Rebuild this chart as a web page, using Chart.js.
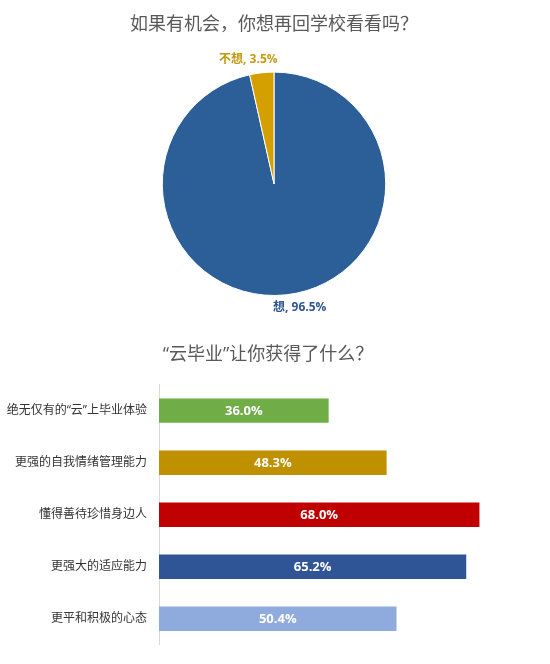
<!DOCTYPE html>
<html>
<head>
<meta charset="utf-8">
<script src="https://cdn.jsdelivr.net/npm/chart.js@4/dist/chart.umd.min.js"></script>
<style>
  html, body { margin: 0; padding: 0; background: #ffffff; }
  #wrap { position: relative; width: 550px; height: 664px; overflow: hidden; }
  #pieBox { position: absolute; left: 0; top: 0; width: 550px; height: 330px; }
  #barBox { position: absolute; left: 0; top: 330px; width: 550px; height: 334px; }
</style>
</head>
<body>
<div id="wrap">
  <div id="pieBox"><canvas id="pie"></canvas></div>
  <div id="barBox"><canvas id="bar"></canvas></div>
</div>
<script>
// ---- data ----
const pieTitle = '如果有机会，你想再回学校看看吗？';
const pieLabels = ['想', '不想'];
const pieValues = [96.5, 3.5];
const pieColors = ['#2c5f97', '#d4a000'];
const pieLabelColors = ['#2f5597', '#c49a12'];

const barTitle = '“云毕业”让你获得了什么？';
const barCategories = ['绝无仅有的“云”上毕业体验', '更强的自我情绪管理能力', '懂得善待珍惜身边人', '更强大的适应能力', '更平和积极的心态'];
const barValues = [36.0, 48.3, 68.0, 65.2, 50.4];
const barColors = ['#70ad47', '#bf9000', '#c00000', '#2f5597', '#8faadc'];
const barAxisMax = 80;

const FONT = '"Open Sans", "Noto Sans CJK SC", sans-serif';
const TITLE_FONT = '"Noto Sans CJK SC", sans-serif';

// ---- pie labels plugin ----
const pieLabelPlugin = {
  id: 'pieLabels',
  afterDatasetsDraw(chart) {
    const ctx = chart.ctx;
    const meta = chart.getDatasetMeta(0);
    ctx.save();
    ctx.font = 'bold 12px ' + FONT;
    ctx.textAlign = 'center';
    ctx.textBaseline = 'middle';
    meta.data.forEach((arc, i) => {
      const p = arc.getProps(['x', 'y', 'startAngle', 'endAngle', 'outerRadius'], true);
      const mid = (p.startAngle + p.endAngle) / 2;
      const r = p.outerRadius + 13;
      const c = Math.cos(mid), s = Math.sin(mid);
      const x = p.x + c * r + Math.sign(c) * 12;
      const y = p.y + s * r;
      ctx.fillStyle = pieLabelColors[i];
      ctx.fillText(pieLabels[i] + ', ' + pieValues[i].toFixed(1) + '%', x, y);
    });
    ctx.restore();
  }
};

// ---- bar labels plugin ----
const barLabelPlugin = {
  id: 'barLabels',
  afterDatasetsDraw(chart) {
    const ctx = chart.ctx;
    const meta = chart.getDatasetMeta(0);
    ctx.save();
    ctx.font = 'bold 13px ' + FONT;
    ctx.fillStyle = '#ffffff';
    ctx.textAlign = 'center';
    ctx.textBaseline = 'middle';
    meta.data.forEach((bar, i) => {
      const p = bar.getProps(['x', 'y', 'base'], true);
      ctx.fillText(barValues[i].toFixed(1) + '%', (p.x + p.base) / 2, p.y + 1);
    });
    ctx.restore();
  }
};

new Chart(document.getElementById('pie'), {
  type: 'pie',
  data: {
    labels: pieLabels,
    datasets: [{
      data: pieValues,
      backgroundColor: pieColors,
      borderColor: '#ffffff',
      borderWidth: 1
    }]
  },
  options: {
    responsive: true,
    maintainAspectRatio: false,
    animation: false,
    layout: { padding: { top: 0, bottom: 34, left: 0, right: 2 } },
    plugins: {
      legend: { display: false },
      tooltip: { enabled: false },
      title: {
        display: true,
        text: pieTitle,
        color: '#595959',
        font: { family: TITLE_FONT, size: 18, weight: 'normal' },
        padding: { top: 12, bottom: 38 }
      }
    }
  },
  plugins: [pieLabelPlugin]
});

new Chart(document.getElementById('bar'), {
  type: 'bar',
  data: {
    labels: barCategories,
    datasets: [{
      data: barValues,
      backgroundColor: barColors,
      borderWidth: 0,
      barPercentage: 0.47,
      categoryPercentage: 1
    }]
  },
  options: {
    indexAxis: 'y',
    responsive: true,
    maintainAspectRatio: false,
    animation: false,
    layout: { padding: { top: 0, bottom: 2, left: 0, right: 14 } },
    scales: {
      x: {
        display: false,
        min: 0,
        max: barAxisMax
      },
      y: {
        grid: { display: false, drawTicks: false },
        border: { display: true, color: '#d9d9d9', width: 1 },
        ticks: {
          color: '#333333',
          font: { family: FONT, size: 12 },
          padding: 12
        },
        afterFit(scale) { scale.width = 159; }
      }
    },
    plugins: {
      legend: { display: false },
      tooltip: { enabled: false },
      title: {
        display: true,
        text: barTitle,
        color: '#595959',
        font: { family: FONT, size: 18, weight: 'normal' },
        padding: { top: 14, bottom: 19 }
      }
    }
  },
  plugins: [barLabelPlugin]
});
</script>
</body>
</html>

__Given instruction__
Starting at the top of the listing above, reproduce each line up to and including the one with "const pieLabelColors = ['#2f5597', '#c49a12'];"; omit the pictures.

__Correct result__
Rebuild this chart as a web page, using Chart.js.
<!DOCTYPE html>
<html>
<head>
<meta charset="utf-8">
<script src="https://cdn.jsdelivr.net/npm/chart.js@4/dist/chart.umd.min.js"></script>
<style>
  html, body { margin: 0; padding: 0; background: #ffffff; }
  #wrap { position: relative; width: 550px; height: 664px; overflow: hidden; }
  #pieBox { position: absolute; left: 0; top: 0; width: 550px; height: 330px; }
  #barBox { position: absolute; left: 0; top: 330px; width: 550px; height: 334px; }
</style>
</head>
<body>
<div id="wrap">
  <div id="pieBox"><canvas id="pie"></canvas></div>
  <div id="barBox"><canvas id="bar"></canvas></div>
</div>
<script>
// ---- data ----
const pieTitle = '如果有机会，你想再回学校看看吗？';
const pieLabels = ['想', '不想'];
const pieValues = [96.5, 3.5];
const pieColors = ['#2c5f97', '#d4a000'];
const pieLabelColors = ['#2f5597', '#c49a12'];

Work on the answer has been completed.